Loh’s email also included information about “opportunities” for students, staff and faculty to get involved, such as working with others to “engage in doing the work” and discussing readings about white supremacy with other members of the community. But the onus of taking action should not fall only on students, staff and faculty at this university. Rather than passively offering chances for community members to engage, the university needs to take real action.

To start, this university needs to adequately support hubs of black life in the campus community. The Nyumburu Cultural Center, in particular, stands out as a place where more transparency, clarity and resources from the administration would be welcomed. The Black Faculty and Staff Association and student groups such as the Black Student Union, the African Student Association and the Caribbean Students Association are routinely left by the wayside by administrators. It’s past time for these groups to be heard, funded and actively backed by the administration.

The university also needs to improve its reporting of campus hate bias incidents. In April, the university released its first report on such incidents, but it included little new information and did not cover punishments handed down. To truly feel the system is working in their favor, black students need to know the consequences for acts of hate bias — and transparency is needed to achieve that. Moreover, as we go into the summer and fall terms with increased virtual instruction and connection, it’s critical that acts like racist Zoom-bombings are accounted for and dealt with appropriately. 

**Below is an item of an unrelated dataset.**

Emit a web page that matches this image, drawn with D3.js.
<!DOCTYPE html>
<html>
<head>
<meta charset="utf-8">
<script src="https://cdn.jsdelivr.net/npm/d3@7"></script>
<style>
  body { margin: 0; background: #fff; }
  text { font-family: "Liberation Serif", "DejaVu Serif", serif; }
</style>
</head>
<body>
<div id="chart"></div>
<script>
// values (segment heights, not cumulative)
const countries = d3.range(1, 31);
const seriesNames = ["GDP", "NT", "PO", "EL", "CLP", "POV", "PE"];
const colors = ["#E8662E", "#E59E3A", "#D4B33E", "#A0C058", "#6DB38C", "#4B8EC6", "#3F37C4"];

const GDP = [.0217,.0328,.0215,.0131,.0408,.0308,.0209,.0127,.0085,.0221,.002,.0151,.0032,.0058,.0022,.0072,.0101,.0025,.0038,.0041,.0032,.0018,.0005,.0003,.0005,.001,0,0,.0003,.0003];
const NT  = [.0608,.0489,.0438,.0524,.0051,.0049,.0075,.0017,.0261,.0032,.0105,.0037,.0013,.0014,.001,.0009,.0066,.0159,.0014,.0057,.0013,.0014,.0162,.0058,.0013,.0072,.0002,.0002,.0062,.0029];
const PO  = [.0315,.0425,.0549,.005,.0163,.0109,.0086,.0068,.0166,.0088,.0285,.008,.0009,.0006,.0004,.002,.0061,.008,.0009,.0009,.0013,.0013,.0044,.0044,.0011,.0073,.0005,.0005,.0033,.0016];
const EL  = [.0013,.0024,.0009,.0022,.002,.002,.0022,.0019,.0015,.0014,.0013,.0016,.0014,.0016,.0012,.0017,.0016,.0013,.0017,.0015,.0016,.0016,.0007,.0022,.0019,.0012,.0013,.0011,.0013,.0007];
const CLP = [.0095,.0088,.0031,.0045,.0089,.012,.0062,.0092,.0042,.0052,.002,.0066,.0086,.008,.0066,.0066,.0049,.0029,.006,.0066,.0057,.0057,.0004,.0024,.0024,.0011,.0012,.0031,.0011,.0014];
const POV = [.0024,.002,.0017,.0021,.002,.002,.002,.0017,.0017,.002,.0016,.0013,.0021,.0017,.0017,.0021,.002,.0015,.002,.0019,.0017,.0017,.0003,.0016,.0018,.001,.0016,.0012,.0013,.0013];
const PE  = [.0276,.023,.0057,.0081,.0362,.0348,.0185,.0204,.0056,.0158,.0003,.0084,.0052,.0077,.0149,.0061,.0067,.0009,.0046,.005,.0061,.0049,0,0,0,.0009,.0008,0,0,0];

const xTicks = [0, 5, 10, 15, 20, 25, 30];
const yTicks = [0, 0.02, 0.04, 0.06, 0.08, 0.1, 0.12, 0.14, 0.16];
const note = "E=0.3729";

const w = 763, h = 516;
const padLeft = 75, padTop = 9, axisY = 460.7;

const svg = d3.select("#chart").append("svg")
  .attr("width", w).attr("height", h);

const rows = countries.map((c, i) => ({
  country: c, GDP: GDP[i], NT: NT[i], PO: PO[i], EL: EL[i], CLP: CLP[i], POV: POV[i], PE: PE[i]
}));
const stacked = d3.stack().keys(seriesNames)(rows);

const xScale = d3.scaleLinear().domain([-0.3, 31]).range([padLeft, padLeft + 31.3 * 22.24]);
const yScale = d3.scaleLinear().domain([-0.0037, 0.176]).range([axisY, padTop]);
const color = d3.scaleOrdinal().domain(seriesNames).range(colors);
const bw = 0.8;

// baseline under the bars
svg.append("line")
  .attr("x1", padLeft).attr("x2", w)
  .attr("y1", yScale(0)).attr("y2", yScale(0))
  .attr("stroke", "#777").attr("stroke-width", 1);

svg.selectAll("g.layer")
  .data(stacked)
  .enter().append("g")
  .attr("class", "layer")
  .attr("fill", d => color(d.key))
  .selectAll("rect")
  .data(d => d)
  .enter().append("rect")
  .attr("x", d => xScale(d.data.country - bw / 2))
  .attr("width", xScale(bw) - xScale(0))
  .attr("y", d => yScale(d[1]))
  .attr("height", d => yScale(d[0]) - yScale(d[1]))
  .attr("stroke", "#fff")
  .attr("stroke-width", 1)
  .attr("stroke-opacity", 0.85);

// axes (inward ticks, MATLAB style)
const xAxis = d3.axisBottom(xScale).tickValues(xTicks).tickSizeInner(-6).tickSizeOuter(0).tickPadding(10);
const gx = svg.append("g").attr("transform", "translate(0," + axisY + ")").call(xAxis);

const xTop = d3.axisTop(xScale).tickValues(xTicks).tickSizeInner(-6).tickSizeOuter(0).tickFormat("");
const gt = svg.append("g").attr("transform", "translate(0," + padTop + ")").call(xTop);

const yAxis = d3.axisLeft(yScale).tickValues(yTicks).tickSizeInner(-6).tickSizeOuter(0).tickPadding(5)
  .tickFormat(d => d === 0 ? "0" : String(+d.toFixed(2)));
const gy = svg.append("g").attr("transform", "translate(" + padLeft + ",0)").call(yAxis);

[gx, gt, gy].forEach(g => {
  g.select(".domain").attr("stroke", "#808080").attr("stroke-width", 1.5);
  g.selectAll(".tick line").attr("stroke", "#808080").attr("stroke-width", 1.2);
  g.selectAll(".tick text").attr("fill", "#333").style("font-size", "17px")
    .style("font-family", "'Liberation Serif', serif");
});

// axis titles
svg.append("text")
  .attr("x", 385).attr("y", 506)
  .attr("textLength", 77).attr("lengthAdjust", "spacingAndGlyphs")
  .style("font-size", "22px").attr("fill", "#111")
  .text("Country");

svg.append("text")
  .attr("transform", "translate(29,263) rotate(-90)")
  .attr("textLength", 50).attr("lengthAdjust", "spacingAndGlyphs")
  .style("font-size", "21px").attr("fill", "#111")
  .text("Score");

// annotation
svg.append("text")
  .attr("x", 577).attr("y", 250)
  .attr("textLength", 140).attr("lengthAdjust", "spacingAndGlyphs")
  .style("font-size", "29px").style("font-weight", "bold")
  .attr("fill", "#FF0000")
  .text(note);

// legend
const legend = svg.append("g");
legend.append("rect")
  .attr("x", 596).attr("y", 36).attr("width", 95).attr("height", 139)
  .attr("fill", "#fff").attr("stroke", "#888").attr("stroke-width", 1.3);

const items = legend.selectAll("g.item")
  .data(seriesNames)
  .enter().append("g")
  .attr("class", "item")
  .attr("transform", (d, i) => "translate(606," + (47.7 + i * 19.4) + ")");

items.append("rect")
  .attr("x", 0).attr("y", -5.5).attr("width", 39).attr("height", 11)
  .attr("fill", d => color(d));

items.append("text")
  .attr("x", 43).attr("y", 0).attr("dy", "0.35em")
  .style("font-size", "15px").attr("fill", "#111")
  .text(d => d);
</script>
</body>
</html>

Similarly, the campus climate review process needs to be updated. The university announced the survey after Collins’ murder in 2017, releasing a preliminary report in May 2018 and a final report in May 2019. Two years is much too long of a wait for a result that was entirely predictable. The survey needs to be more regular and result in more than generalized recommendations — and the university should analyze and act on it more quickly and effectively.

The university could also turn its words into action by divesting from Maryland Correctional Enterprises, the state of Maryland’s prison labor arm. In 2016, The Diamondback reported that the vast majority of furniture at this university comes from MCE inmates who are paid far less than $2 per hour of work — well below the minimum wage. And it doesn’t appear that there’s been any meaningful change to stop this university’s participation in the prison industrial complex  — a system that disproportionately targets people of color and perpetuates racism in this country — since then. Student groups, including this university’s NAACP chapter, have pushed the university to divest from MCE, to no avail. Black people are overrepresented in the state of Maryland’s correctional facilities, making up 69 percent of those in prison while composing 31 percent of the state’s population. Now is a perfect time to divest from a system that disproportionately harms the black community. 

Beyond the campus itself, this university needs to make itself more accessible to black students in the county and state. Black students made up at least a third of the state’s high school graduates every year from 2015 to 2018, and 55 percent of Prince George’s County students are black. In contrast, only 11 percent of this university’s 2019 freshman class was black. This university needs to take explicit financial steps toward rectifying that gap, and it can start with tuition benefits for black Prince George’s County residents. This measure would help counteract the pervasive problem of racial income and wealth inequality.

The problems that plague this university — and this editorial board’s proposed solutions — are not new, but neither is the systemic oppression of black Americans that has led to the current protests. If this university actually wants to stand in solidarity with its black students, faculty and staff in the way it should, it needs to do more than email a canned statement to its Listservs.